I Think, Therefore I Don't Know Who the Hell I Am

"I often look at myself in the mirror and say, Who the hell's that?" -- Harold Pinter

Many years ago, a good friend of mine at NBC News was fired from a job that he loved and had done well for more than 10 years. He was a good writer and an attractive and intelligent presence on the air, assigned to reviewing theater in New York. He became a voice in the theater world, which didn't go to his head but did go to his heart. He and the job were becoming to each other, "becoming" in the sense of enhancing.

I had long observed that many people working in television were drawn to the lights, and if the lights went out, especially the red light of the live camera, many would cease to exist, at least in their own eyes. I expected my friend to express his pain at becoming yet another casualty of an inequitable and irrational business.

At our next lunch, I asked, "How do you feel?"

He said he was fine, and, with certainty, added, "I know who I am."

In my lifetime, I have rarely heard others make such an absolute declaration of self and self-knowledge, although there are many who behave as if they could. I, however, have no such clarity. I do not know, in fact, what those words mean: "I know who I am!"
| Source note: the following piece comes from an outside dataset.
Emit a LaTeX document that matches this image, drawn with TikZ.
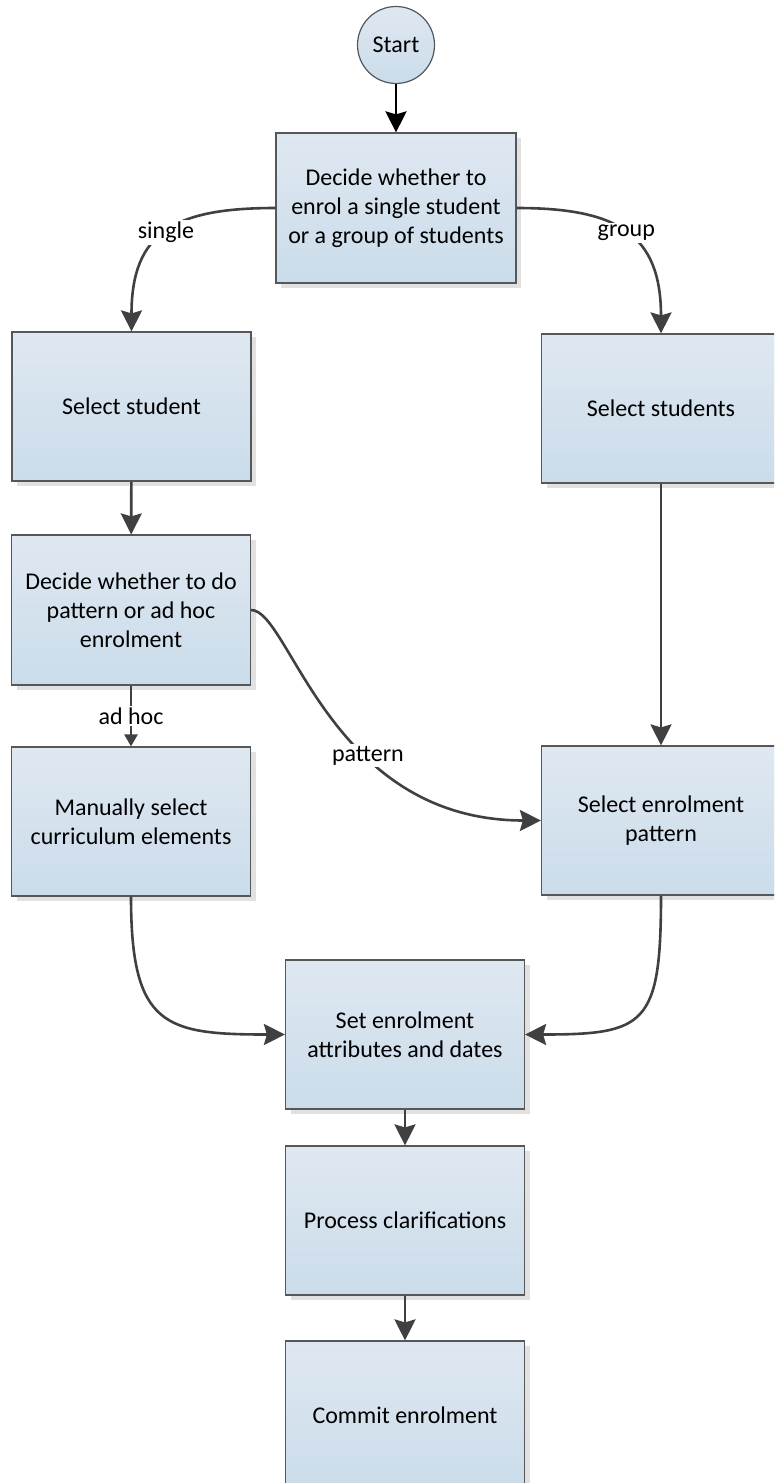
\documentclass[tikz,border=0pt]{standalone}
\usepackage{fontspec}
\setmainfont{Carlito}
\usetikzlibrary{arrows.meta,shadows}
\definecolor{boxtop}{HTML}{DFE8F1}
\definecolor{boxbot}{HTML}{CADCEA}
\definecolor{edgec}{HTML}{555759}
\definecolor{connc}{HTML}{404040}
\definecolor{shadowc}{HTML}{E1E1E1}
\begin{document}
\begin{tikzpicture}[x=1pt,y=-1pt,
  font=\fontsize{24}{29}\selectfont,
  procbox/.style={rectangle, draw=edgec, line width=1.2pt, top color=boxtop, bottom color=boxbot,
    minimum width=239pt, minimum height=149pt, align=center, inner sep=0pt,
    drop shadow={shadow xshift=5pt, shadow yshift=-5pt, fill=shadowc, opacity=1}},
  startc/.style={circle, draw=edgec, line width=1.2pt, top color=boxtop, bottom color=boxbot,
    minimum size=77pt, inner sep=0pt},
  conn/.style={draw=connc, line width=2.6pt, -{Stealth[length=21pt,width=21pt,inset=3pt]}},
  smallconn/.style={draw=connc, line width=2.6pt, -{Triangle[length=12pt,width=13pt]}},
  lbl/.style={fill=white, inner sep=2pt}]
\useasboundingbox (0,0) rectangle (774,1483);
\clip (0,0) rectangle (774,1483);
\fill[white] (0,0) rectangle (774,1483);

\node[startc] (start) at (396,45) {Start};
\node[procbox, minimum width=240pt, minimum height=150pt] (decide) at (396,208) {Decide whether to\\enrol a single student\\or a group of students};
\node[procbox] (sel1) at (131.5,406.5) {Select student};
\node[procbox] (selg) at (661,408.5) {Select students};
\node[procbox, minimum height=150pt] (dp) at (131,610) {Decide whether to do\\pattern or ad hoc\\enrolment};
\node[procbox] (man) at (131,821.5) {Manually select\\curriculum elements};
\node[procbox] (sep) at (661,820.5) {Select enrolment\\pattern};
\node[procbox] (set) at (405,1034.5) {Set enrolment\\attributes and dates};
\node[procbox] (proc) at (405,1220.5) {Process clarifications};
\node[procbox] (commit) at (405,1415.5) {Commit enrolment};

\draw[conn, draw=black, line width=2.8pt, -{Stealth[length=21pt,width=21pt,inset=3pt]}] (start) -- (decide);
\draw[conn] (decide.west) .. controls +(-100,0) and +(0,-100) .. node[lbl,pos=0.5] {single} (sel1.north);
\draw[conn] (decide.east) .. controls +(100,0) and +(0,-100) .. node[lbl,pos=0.5] {group} (selg.north);
\draw[conn] (sel1) -- (dp);
\draw[conn] (selg) -- (sep);
\draw[smallconn] (dp) -- node[lbl] {ad hoc} (man);
\draw[conn] (dp.east) .. controls +(39,0) and +(-212,0) .. node[lbl,pos=0.63] {pattern} (sep.west);
\draw[conn] (man.south) .. controls +(0,130) and +(-120,0) .. (set.west);
\draw[conn] (sep.south) .. controls +(0,130) and +(120,0) .. (set.east);
\draw[conn] (set) -- (proc);
\draw[conn] (proc) -- (commit);
\end{tikzpicture}
\end{document}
"Who I am" has been a quest. The answer is elusive. Or should I say, answers? They change over time, sometimes years, sometimes day-to-day. I am female, a clear and certain aspect of my identity. I was once a daughter and a sister, now no longer. I am still a woman, an older woman. I have been a wife -- twice; a mother -- of two and then, tragically, one. I am a grandmother. I am also, or have been, a friend, writer, reporter, columnist, producer, radio and television executive, colleague, and dean and tenured professor at the Columbia Graduate School of Journalism. Tenure in academia is a form of identity.
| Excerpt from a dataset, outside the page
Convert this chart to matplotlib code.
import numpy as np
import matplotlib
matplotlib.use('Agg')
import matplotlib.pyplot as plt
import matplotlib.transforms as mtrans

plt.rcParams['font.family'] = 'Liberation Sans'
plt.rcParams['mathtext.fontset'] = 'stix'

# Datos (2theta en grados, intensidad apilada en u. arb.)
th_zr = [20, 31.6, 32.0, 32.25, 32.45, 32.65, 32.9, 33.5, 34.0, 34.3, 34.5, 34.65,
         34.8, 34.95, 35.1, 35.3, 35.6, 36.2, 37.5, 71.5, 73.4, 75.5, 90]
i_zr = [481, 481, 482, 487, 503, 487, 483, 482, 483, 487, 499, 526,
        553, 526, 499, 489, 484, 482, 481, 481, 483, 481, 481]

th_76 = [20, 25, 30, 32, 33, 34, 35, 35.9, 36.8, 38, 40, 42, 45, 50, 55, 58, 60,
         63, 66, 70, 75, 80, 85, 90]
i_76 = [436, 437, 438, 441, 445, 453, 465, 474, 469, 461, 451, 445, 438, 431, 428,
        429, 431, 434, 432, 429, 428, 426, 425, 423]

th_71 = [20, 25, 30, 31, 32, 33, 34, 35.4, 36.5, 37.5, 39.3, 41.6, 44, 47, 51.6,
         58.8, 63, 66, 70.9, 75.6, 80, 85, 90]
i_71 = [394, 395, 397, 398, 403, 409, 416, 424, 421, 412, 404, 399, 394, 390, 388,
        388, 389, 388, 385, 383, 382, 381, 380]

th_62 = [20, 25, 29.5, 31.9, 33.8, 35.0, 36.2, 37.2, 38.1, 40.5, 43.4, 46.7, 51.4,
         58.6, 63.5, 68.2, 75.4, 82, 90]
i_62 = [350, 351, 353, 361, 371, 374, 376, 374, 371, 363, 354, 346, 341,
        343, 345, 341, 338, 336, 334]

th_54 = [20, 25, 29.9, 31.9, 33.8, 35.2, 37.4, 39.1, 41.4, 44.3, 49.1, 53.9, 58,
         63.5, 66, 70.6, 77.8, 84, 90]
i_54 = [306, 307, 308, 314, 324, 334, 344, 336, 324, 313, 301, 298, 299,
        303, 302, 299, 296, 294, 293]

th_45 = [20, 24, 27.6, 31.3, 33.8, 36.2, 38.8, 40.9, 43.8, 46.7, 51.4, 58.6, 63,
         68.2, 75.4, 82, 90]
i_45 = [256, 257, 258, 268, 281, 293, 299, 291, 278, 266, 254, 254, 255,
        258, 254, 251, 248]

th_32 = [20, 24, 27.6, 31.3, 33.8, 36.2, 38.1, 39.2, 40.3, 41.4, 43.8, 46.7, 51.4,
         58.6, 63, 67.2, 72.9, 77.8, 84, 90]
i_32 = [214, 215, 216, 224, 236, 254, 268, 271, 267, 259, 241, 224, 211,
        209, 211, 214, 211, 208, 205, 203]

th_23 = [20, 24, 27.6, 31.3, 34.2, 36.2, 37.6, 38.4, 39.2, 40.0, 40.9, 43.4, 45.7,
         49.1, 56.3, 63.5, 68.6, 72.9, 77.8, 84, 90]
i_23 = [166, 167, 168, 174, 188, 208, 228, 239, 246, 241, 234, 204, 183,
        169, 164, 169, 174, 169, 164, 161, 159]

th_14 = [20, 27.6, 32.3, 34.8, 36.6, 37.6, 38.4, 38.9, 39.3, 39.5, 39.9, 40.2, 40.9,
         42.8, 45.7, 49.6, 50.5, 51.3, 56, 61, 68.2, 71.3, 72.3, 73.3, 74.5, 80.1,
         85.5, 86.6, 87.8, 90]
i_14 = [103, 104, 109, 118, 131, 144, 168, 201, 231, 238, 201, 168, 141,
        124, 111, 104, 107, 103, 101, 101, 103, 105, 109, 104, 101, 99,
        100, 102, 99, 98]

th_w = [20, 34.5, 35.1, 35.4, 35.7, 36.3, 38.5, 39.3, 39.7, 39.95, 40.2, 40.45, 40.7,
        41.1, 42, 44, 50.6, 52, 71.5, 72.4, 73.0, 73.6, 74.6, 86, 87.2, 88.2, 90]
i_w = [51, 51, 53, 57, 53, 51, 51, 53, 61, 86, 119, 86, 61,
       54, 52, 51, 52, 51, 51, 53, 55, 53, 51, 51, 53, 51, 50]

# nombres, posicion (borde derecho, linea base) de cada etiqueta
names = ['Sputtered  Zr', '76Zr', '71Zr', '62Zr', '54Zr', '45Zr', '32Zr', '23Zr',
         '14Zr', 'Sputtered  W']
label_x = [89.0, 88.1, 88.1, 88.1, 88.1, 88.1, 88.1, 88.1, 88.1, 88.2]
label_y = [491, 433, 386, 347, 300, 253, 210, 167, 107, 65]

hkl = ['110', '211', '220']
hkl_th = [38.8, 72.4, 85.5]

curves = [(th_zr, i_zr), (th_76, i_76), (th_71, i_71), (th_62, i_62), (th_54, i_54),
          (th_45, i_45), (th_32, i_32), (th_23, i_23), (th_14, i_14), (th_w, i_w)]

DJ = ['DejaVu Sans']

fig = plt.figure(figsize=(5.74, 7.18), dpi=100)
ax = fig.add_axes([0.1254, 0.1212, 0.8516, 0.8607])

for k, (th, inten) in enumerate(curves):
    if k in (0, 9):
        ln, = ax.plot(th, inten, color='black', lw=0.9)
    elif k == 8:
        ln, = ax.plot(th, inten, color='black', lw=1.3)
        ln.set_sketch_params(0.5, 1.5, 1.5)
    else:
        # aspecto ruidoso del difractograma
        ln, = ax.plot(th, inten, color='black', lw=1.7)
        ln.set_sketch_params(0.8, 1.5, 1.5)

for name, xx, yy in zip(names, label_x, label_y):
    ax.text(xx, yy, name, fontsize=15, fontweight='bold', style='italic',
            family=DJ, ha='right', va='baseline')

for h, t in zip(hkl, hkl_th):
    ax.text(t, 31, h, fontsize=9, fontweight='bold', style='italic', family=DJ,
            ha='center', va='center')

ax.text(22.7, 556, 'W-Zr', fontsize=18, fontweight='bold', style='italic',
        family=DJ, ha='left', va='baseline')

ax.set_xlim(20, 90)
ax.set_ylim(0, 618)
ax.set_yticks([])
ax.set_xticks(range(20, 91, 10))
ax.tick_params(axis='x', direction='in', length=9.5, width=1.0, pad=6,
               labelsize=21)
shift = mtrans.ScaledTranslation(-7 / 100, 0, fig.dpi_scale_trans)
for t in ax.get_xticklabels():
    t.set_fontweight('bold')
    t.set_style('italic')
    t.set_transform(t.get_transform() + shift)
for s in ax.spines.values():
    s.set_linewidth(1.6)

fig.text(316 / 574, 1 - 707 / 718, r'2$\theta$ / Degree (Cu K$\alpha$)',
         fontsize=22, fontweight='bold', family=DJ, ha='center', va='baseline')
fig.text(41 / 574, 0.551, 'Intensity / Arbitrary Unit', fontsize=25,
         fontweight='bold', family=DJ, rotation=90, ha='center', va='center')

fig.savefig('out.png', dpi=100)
I am at one with myself when I sleep and, sometimes, when I write. I have had roles and jobs in which I felt that I was an actor in the play of life; most times a walk on; years as a minor character; sometimes the lead; now, on occasion, a cameo appearance with a recognizable but obsolete image. Some roles felt more natural than others. Sometimes I couldn't wait to get on stage, and sometimes I couldn't wait to get off. When I am asked to introduce myself at those meetings where you pin your name in plastic on your chest, I must decide who I should appear to be. Of course, I fit the picture to the frame, but I never feel it is even a close likeness. My self, if anything, is like an inner bead of mercury, unstable, rolling around without boundaries.
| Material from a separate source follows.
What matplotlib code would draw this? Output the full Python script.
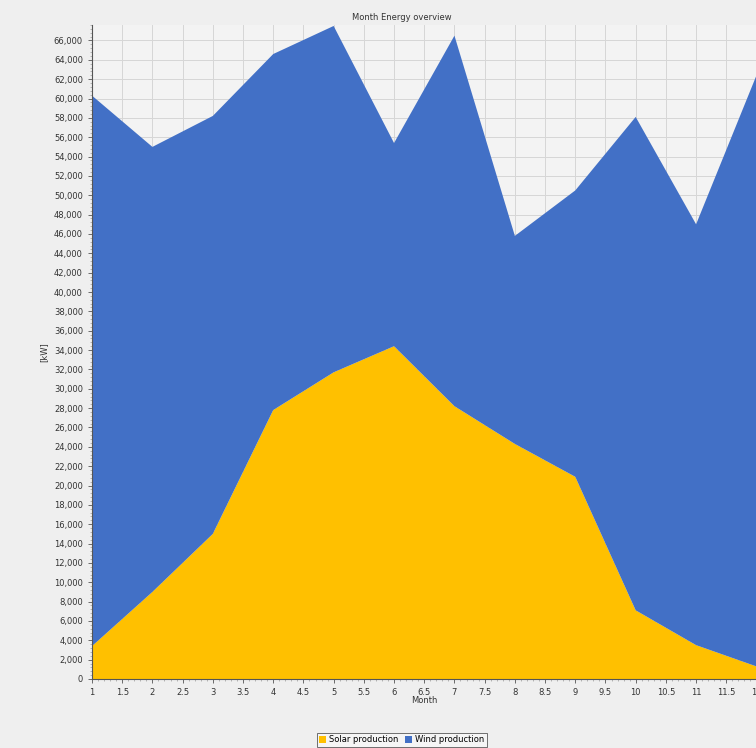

Am I one or many? Am I solitary or social? Am I kind or cruel? Civilized or savage? Physical or psychological? Visible or invisible? Am I an animal wrapped in a thin skin of transparent consciousness? Or am I consciousness shrink-wrapped in a body wrapped in experience?
The self is far from self-evident. Though turgid treatises and luminous masterpieces have been written about the self, we can no more know our self than we can see our own face. (What the libraries teach us is that the human being seems to be heliotropic, in which the helio is the self.) Throughout history, sages have groped along the walls of the inner cave for a ray of consciousness pointing us to true self-knowledge.

From earliest times, we are directed:

"Know Thyself" from the Oracle at Delphi.

According to Plato, Socrates said: "The unexamined life is not worth living."

Descartes said: "I think, therefore I am."

Buddha and David Hume proposed that there is no essential core self.

The Book of I stops short at the gate of the academic and philosophical search. It halts before imagined planes of a soul or a divine self within. It is not a taxonomy of the Idea of self. It is not an analysis of theories of self. It is not an autopsy of the history of the concept of self. The collection speaks of and to the practical self, the person others recognize when they meet you on the street. It is a selective exhibit of shards excavated from the written history of human thought, a bouquet of pithy, illuminating, funny, profound, and often elegant writing.

The search for identity, occurring in the context of a contemporary ethos of rugged individualism, collectively carried to extreme, even unto selfishness and narcissism, is an obsession in our time. The Book of I is designed to report the story and history of the self and to provide recognition, reassurance and, I hope, a smile.